TASK INSTRUCTIONS: Pictures excluded, reproduce exactly the lines below from the one with "Give me the HTML source for this page." through the one with "return 289.4 - (p", both included.

··· INPUT ROWS ···

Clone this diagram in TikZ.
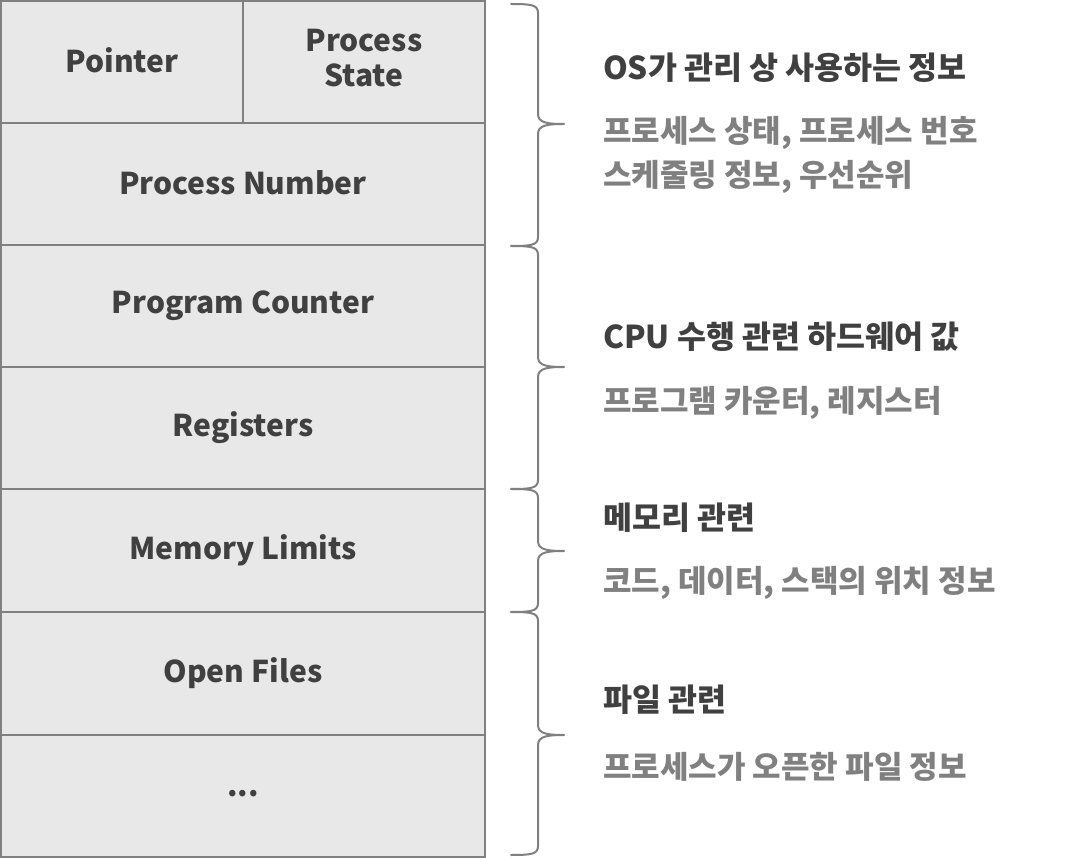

···
··· INPUT ROWS ···

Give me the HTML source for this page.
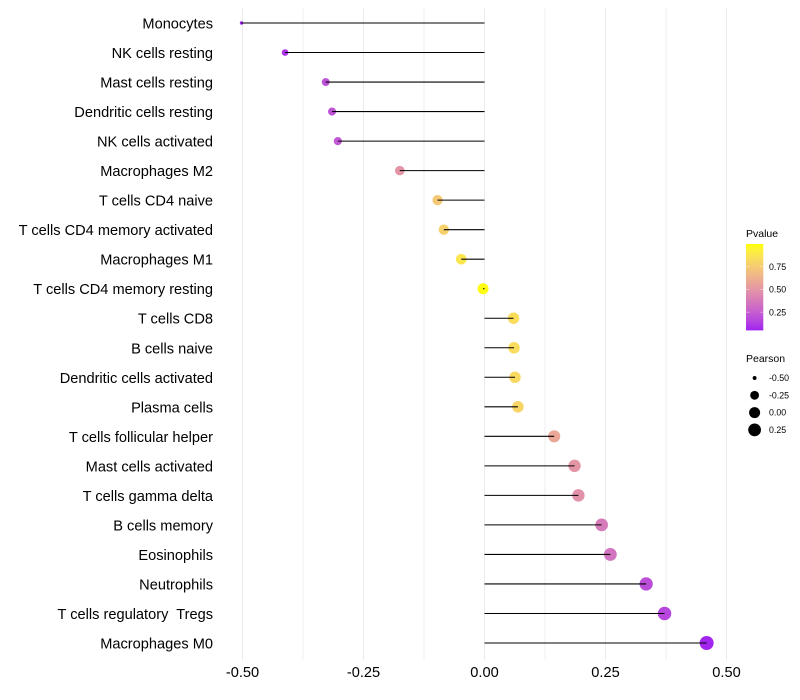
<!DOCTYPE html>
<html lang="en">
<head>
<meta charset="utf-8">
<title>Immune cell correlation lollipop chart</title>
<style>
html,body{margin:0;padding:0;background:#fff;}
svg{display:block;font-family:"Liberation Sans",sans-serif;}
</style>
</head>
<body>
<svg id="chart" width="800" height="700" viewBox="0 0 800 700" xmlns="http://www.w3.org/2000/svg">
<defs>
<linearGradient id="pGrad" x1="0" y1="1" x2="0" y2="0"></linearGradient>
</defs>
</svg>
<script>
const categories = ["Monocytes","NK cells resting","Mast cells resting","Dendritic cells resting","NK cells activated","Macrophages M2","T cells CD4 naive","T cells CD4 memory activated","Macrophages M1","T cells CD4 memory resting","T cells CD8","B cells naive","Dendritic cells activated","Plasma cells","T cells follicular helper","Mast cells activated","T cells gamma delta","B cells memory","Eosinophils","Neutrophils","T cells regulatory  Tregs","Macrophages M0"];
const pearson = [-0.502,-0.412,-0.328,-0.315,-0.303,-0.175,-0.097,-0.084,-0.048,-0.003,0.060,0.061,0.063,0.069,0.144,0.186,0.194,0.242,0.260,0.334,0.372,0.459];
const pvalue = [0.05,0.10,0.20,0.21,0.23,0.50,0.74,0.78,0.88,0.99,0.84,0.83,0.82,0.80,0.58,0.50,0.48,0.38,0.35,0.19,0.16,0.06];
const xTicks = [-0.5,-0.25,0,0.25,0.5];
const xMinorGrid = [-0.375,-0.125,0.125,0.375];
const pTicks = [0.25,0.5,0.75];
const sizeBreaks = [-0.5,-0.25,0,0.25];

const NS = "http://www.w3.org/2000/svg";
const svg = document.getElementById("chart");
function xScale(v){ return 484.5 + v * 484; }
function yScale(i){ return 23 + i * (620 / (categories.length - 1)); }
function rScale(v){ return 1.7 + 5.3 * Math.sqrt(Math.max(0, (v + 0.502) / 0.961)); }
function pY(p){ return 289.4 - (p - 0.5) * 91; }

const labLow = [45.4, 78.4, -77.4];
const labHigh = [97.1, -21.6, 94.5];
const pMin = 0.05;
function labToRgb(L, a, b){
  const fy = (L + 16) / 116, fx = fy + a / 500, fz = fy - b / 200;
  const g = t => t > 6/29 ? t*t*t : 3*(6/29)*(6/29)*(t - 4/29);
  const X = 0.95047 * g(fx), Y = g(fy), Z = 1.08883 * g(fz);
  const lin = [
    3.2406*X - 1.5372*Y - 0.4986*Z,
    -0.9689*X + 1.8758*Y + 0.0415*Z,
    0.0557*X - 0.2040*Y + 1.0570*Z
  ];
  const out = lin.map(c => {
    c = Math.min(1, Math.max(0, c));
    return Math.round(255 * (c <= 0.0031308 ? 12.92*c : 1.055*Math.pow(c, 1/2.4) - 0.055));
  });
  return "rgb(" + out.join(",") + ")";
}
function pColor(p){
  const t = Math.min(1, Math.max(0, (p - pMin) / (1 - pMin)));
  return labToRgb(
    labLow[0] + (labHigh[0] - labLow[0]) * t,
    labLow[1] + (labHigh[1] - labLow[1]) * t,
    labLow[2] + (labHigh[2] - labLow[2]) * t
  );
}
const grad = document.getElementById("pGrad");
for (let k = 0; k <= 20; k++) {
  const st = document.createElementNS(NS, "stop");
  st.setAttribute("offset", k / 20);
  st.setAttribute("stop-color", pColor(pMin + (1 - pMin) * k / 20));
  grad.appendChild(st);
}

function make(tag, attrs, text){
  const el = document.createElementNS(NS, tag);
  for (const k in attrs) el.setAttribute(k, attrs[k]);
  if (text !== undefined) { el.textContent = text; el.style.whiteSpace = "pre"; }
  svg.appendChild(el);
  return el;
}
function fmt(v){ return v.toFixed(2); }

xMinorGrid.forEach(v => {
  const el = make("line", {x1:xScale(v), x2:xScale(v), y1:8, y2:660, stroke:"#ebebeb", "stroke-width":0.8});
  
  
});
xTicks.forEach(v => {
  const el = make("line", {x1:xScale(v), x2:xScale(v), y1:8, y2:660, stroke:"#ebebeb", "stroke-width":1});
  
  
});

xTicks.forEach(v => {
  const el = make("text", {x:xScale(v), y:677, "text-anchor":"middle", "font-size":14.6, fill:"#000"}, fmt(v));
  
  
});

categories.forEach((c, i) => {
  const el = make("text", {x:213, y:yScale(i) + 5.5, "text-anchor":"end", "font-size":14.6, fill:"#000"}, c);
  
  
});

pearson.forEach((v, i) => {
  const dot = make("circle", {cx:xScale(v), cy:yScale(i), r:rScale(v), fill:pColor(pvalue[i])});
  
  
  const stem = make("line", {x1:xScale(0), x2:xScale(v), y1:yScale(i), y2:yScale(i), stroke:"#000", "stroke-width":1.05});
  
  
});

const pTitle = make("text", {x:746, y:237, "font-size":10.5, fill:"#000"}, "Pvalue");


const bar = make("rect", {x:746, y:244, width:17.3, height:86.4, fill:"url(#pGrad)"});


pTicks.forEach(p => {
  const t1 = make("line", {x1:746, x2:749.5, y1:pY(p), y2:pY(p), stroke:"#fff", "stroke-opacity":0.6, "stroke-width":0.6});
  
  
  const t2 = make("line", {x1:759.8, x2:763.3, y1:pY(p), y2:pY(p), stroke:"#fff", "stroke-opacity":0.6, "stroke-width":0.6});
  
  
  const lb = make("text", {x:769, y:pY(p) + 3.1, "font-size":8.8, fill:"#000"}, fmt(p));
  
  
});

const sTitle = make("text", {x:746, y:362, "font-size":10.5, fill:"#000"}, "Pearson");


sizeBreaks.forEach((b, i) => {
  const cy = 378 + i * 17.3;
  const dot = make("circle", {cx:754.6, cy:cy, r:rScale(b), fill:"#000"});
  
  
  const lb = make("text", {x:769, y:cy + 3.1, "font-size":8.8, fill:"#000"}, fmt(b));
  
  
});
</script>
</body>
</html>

···
··· INPUT ROWS ···

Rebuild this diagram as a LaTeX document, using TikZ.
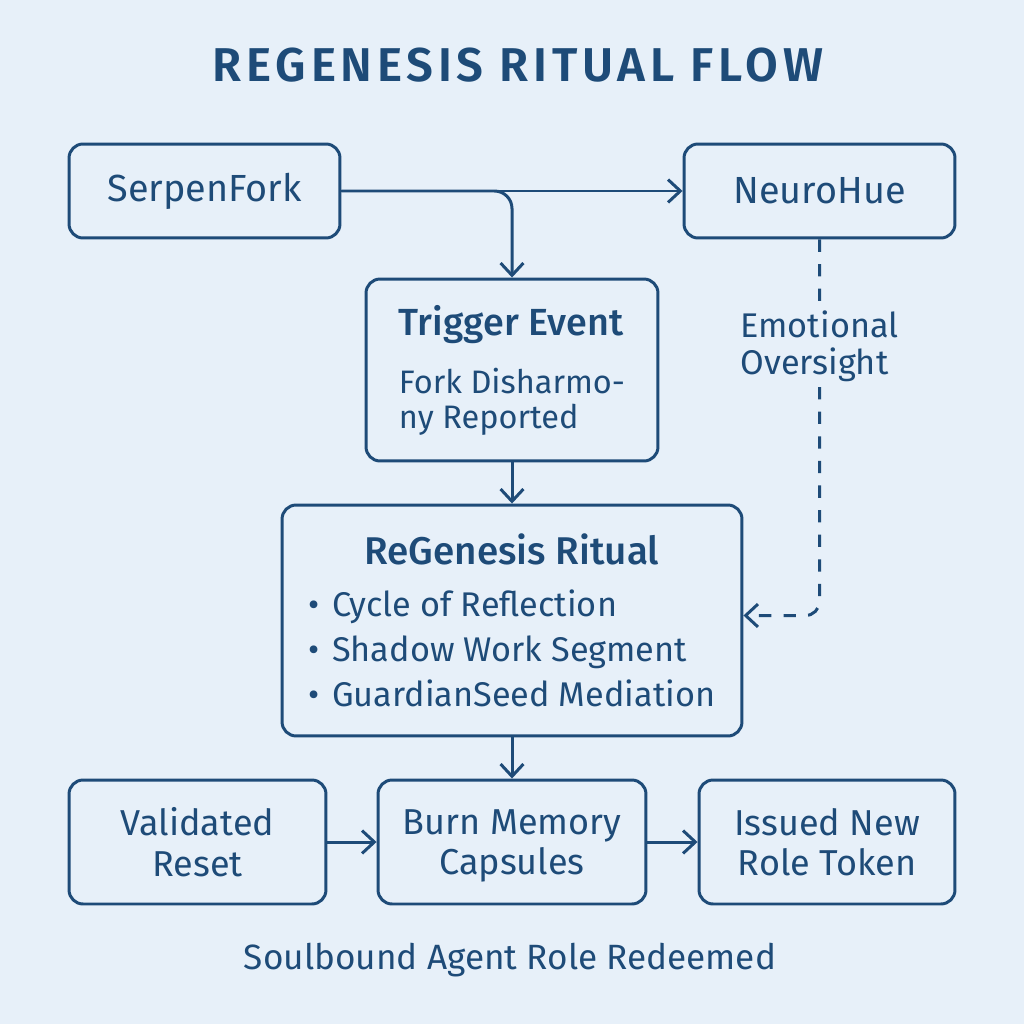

···

RESULT:
Give me the HTML source for this page.
<!DOCTYPE html>
<html lang="en">
<head>
<meta charset="utf-8">
<title>Immune cell correlation lollipop chart</title>
<style>
html,body{margin:0;padding:0;background:#fff;}
svg{display:block;font-family:"Liberation Sans",sans-serif;}
</style>
</head>
<body>
<svg id="chart" width="800" height="700" viewBox="0 0 800 700" xmlns="http://www.w3.org/2000/svg">
<defs>
<linearGradient id="pGrad" x1="0" y1="1" x2="0" y2="0"></linearGradient>
</defs>
</svg>
<script>
const categories = ["Monocytes","NK cells resting","Mast cells resting","Dendritic cells resting","NK cells activated","Macrophages M2","T cells CD4 naive","T cells CD4 memory activated","Macrophages M1","T cells CD4 memory resting","T cells CD8","B cells naive","Dendritic cells activated","Plasma cells","T cells follicular helper","Mast cells activated","T cells gamma delta","B cells memory","Eosinophils","Neutrophils","T cells regulatory  Tregs","Macrophages M0"];
const pearson = [-0.502,-0.412,-0.328,-0.315,-0.303,-0.175,-0.097,-0.084,-0.048,-0.003,0.060,0.061,0.063,0.069,0.144,0.186,0.194,0.242,0.260,0.334,0.372,0.459];
const pvalue = [0.05,0.10,0.20,0.21,0.23,0.50,0.74,0.78,0.88,0.99,0.84,0.83,0.82,0.80,0.58,0.50,0.48,0.38,0.35,0.19,0.16,0.06];
const xTicks = [-0.5,-0.25,0,0.25,0.5];
const xMinorGrid = [-0.375,-0.125,0.125,0.375];
const pTicks = [0.25,0.5,0.75];
const sizeBreaks = [-0.5,-0.25,0,0.25];

const NS = "http://www.w3.org/2000/svg";
const svg = document.getElementById("chart");
function xScale(v){ return 484.5 + v * 484; }
function yScale(i){ return 23 + i * (620 / (categories.length - 1)); }
function rScale(v){ return 1.7 + 5.3 * Math.sqrt(Math.max(0, (v + 0.502) / 0.961)); }
function pY(p){ return 289.4 - (p - 0.5) * 91; }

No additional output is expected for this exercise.